The sale of 1400 N. Lake Shore highlights how hard it is to pull off a large condo deconversion in Chicago. Most property sales involve two parties: a buyer and seller. But a bulk condo sale can require the approval of dozens or, in the case of 1400 N. Lake Shore, hundreds of sellers with different motivations. Some, especially investors who rent out their units, are willing to sell their units for a premium and move on, while others, especially people who have lived in their condos for a long time, refuse to sell even at irrationally high prices.
Under state law, owners of at least 75 percent of a condo building must vote to approve a bulk sale to a single investor. Many votes fall short. The Chicago City Council made the process even harder in September, voting to increase the threshold to 85 percent.
Getting over 75 percent was ESG’s first obstacle. The first vote, in July 2018, fell just short, at 74.6 percent. After ESG sweetened its offer, the deal passed in a second vote a couple of weeks later, with 85.8 percent of owners voting yes.
The sale hit another snag last December, when ESG, unable to line up an equity partner to finance the transaction, terminated its purchase contract. It revived the deal in January, with an expected April closing date. But ESG kept pushing the closing back, fueling concerns that the sale would fall apart again.
The firm asked for the lower price a few months ago, citing the prospect of higher property taxes, which would depress the building’s value. Landlords all over Cook County are bracing for tax increases after Cook County Assessor Fritz Kaegi jolted owners of commercial properties in the northern suburbs with big assessment hikes this year. Some investors are lowering purchase offers to account for the risk of higher taxes, a major cost.
To keep the sale of 1400 N. Lake Shore alive, Arrington came up with his novel idea: Instead of putting the new, lower price up for a vote that might not pass, he bet that many owners would be willing to part voluntarily with some of their sale proceeds just to get the deal across the finish line. Even a slightly lower price—about 5.2 percent overall—would be better than nothing, he figured.
“That was the only way we could do it legally, without having a revote,” Arrington said.
Arrington put his money where his mouth was, agreeing to give back about a third—roughly $2 million—of the price cut ESG requested.

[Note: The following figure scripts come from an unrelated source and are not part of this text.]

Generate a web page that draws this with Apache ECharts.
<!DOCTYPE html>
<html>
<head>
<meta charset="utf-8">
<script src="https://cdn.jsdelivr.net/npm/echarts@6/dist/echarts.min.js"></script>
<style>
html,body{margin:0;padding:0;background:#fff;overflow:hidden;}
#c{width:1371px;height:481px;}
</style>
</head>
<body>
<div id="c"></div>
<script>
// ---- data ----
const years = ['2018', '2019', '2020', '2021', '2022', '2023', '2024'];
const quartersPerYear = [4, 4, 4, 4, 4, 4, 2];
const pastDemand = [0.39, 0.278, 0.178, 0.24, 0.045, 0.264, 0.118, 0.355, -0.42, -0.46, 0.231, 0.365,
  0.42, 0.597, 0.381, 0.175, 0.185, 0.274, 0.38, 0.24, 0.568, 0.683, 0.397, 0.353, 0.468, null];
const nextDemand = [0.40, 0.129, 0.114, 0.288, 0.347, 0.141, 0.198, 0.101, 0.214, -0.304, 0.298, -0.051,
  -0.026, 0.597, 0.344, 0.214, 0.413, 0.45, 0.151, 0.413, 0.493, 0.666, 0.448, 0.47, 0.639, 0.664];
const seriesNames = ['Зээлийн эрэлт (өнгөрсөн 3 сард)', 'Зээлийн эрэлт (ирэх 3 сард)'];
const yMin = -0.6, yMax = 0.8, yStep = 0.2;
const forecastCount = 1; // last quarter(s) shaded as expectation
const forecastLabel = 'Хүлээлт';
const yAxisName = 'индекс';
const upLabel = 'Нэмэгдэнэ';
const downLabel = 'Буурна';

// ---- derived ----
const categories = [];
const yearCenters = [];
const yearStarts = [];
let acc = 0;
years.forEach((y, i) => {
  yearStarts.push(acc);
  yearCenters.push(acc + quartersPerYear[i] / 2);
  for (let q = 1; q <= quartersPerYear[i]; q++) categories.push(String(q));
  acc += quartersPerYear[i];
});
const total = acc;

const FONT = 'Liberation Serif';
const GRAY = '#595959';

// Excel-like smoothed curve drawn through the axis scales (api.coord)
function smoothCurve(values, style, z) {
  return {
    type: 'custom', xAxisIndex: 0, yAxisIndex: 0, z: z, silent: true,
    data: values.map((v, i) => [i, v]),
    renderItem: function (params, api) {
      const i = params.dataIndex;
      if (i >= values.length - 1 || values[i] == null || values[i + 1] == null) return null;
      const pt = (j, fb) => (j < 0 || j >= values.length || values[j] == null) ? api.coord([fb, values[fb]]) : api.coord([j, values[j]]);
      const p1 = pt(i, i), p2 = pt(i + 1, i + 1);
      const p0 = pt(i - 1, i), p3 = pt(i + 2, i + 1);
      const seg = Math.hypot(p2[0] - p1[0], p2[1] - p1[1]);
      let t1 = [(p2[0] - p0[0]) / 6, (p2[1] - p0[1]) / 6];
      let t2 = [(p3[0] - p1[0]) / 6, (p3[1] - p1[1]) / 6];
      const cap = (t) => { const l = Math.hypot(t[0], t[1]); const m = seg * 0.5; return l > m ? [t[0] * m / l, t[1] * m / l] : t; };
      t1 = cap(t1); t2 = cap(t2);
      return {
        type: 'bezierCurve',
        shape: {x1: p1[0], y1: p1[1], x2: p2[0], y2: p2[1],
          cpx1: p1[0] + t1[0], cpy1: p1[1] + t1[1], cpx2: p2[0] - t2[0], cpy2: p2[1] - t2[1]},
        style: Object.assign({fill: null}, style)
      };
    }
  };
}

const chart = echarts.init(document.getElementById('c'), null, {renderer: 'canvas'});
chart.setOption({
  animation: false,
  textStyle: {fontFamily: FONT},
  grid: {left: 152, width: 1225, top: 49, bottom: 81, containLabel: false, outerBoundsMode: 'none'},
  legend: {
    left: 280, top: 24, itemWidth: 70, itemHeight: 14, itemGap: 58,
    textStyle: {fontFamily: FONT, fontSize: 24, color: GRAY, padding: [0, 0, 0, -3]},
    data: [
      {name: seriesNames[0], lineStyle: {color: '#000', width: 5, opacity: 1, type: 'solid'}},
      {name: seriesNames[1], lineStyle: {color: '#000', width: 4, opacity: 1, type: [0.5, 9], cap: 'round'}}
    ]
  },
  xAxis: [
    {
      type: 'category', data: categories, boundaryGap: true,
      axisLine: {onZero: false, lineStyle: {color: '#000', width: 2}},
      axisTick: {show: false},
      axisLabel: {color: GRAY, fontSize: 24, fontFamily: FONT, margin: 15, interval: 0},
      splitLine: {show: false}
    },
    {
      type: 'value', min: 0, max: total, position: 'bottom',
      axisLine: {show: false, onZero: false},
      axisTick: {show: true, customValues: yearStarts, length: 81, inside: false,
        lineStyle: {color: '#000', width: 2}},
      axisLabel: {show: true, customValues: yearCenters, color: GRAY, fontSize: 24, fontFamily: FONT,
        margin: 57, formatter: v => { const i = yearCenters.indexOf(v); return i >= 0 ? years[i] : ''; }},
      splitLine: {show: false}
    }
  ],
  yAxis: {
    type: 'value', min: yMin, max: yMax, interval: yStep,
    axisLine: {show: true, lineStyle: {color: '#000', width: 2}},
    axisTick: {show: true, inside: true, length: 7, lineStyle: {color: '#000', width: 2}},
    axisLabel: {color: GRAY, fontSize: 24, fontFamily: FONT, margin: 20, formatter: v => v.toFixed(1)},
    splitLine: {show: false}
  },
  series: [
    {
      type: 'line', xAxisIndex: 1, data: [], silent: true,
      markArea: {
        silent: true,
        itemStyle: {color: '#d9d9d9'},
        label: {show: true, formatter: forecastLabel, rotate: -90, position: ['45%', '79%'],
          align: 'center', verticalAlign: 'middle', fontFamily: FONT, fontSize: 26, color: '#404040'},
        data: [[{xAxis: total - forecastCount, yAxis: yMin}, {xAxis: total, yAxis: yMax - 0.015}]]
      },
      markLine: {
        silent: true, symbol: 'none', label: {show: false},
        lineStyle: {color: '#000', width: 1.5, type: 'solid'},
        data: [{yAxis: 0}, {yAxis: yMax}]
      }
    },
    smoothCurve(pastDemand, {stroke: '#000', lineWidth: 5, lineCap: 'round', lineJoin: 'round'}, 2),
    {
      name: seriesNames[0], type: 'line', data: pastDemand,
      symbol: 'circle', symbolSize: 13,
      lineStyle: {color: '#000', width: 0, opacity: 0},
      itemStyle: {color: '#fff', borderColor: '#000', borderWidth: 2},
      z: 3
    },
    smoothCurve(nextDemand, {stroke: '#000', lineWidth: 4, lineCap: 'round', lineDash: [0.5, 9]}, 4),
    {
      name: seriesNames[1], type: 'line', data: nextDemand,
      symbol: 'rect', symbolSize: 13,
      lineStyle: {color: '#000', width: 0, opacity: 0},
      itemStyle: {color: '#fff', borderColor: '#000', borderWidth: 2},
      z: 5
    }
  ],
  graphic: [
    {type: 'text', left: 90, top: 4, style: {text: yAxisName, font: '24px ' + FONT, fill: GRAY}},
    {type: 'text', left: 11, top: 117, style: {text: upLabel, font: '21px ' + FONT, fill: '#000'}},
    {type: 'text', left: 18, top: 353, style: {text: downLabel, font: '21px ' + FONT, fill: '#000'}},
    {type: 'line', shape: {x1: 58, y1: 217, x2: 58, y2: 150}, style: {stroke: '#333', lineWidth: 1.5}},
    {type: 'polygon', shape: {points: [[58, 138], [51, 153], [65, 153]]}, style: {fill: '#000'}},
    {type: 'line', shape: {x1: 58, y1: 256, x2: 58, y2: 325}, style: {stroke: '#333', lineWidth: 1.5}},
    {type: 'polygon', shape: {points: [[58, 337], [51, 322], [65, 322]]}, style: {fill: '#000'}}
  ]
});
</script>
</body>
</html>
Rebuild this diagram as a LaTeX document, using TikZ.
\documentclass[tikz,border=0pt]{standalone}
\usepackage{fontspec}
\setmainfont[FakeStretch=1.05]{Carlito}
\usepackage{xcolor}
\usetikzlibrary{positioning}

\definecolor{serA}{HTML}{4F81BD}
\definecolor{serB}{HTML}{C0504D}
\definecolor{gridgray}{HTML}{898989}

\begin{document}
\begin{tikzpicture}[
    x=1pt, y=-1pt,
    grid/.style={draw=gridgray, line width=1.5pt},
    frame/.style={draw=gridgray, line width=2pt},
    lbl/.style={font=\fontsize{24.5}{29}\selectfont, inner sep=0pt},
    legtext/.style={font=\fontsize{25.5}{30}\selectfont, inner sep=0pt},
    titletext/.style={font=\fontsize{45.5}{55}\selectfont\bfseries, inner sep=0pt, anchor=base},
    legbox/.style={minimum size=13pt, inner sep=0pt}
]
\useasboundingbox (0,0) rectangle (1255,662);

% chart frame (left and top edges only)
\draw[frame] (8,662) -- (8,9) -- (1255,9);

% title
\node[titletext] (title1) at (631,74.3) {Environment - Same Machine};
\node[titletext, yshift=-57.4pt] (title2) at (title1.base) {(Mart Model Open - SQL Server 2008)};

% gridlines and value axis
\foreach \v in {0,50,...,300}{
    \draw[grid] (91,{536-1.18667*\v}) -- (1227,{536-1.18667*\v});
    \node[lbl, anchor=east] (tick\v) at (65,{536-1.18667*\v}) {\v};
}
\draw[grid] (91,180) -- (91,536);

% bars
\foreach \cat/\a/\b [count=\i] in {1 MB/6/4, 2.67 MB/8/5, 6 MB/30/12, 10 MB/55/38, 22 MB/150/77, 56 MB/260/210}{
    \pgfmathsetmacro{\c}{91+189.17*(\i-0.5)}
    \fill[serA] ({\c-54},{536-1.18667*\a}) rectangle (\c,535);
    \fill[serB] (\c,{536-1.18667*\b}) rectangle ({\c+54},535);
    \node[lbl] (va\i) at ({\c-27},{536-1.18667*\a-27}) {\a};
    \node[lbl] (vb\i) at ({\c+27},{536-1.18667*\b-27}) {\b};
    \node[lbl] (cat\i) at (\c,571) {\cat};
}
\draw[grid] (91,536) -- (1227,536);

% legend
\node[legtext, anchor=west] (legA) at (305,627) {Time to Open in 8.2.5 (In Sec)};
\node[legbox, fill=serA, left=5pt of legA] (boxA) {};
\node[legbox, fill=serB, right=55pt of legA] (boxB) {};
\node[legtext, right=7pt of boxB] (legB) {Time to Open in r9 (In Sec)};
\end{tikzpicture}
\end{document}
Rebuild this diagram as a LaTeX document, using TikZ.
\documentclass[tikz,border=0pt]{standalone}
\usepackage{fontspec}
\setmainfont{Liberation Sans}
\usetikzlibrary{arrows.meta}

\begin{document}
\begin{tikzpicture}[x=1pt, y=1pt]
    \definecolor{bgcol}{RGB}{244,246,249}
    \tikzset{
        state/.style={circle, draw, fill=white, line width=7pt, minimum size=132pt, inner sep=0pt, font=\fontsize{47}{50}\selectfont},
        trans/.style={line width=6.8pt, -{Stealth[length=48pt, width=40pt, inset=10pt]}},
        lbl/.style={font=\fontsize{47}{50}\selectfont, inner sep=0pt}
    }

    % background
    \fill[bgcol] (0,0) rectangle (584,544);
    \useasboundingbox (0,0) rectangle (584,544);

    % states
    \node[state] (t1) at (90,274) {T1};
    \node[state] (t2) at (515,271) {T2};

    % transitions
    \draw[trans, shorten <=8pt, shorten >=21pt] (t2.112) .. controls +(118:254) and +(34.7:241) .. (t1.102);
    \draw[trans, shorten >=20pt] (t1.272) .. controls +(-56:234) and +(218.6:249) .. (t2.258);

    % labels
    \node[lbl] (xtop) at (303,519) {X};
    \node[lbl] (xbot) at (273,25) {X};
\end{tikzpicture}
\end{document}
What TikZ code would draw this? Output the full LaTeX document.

Some owners gave up nothing, but many gave more than their suggested share, he said. He valued the deal at $106 million, slightly lower than ESG’s value, but legally the deal closed at the contract price of $112 million, he said.
ESG still paid all owners more than what they would have received in an individual sale of their condos, Arrington said. Investors that deconvert condo buildings can typically pay a premium over market prices because the units are worth so much more when reassembled as apartments under one owner.
Overall, ESG extended its purchase agreement eight times, he said. In the final months, many owners, including himself, just wanted the whole ordeal to end.
“I had one guy who said, ‘Mike, I’ll give you 20 percent just to get out of this,’” Arrington said. “I think they were just beaten down.”
For ESG, it’s just the beginning. With financing from its equity partner, New York-based DVO Real Estate, the company plans to invest an additional $10 million into major renovation of 1400 N. Lake Shore, including improvements to its lobby, common areas, roof deck and units that haven’t been rehabbed, according to an ESG spokeswoman.
ESG likes the Gold Coast. The firm also owns a 250-unit deconverted condo building at 1140 N. LaSalle St. and has agreed to pay $92 million for a 309-unit condo tower at 2 E. Oak St. Yet delays have also pushed back the sale of 2 E. Oak, which was approved in July. In an email, the ESG spokeswoman said only that the sale “is proceeding.”
Dan Cohen, executive vice president at CBRE, and CBRE Vice President Sam Haddadin brokered the sale of 1400 N. Lake Shore to ESG.
The sale of the 448-unit River City housing complex in the South Loop goes down as the largest Chicago deconversion when ranked by number of units. The sale of 1400 N. Lake Shore Drive is tops in price paid not just in Chicago, but nationwide, according to Arrington.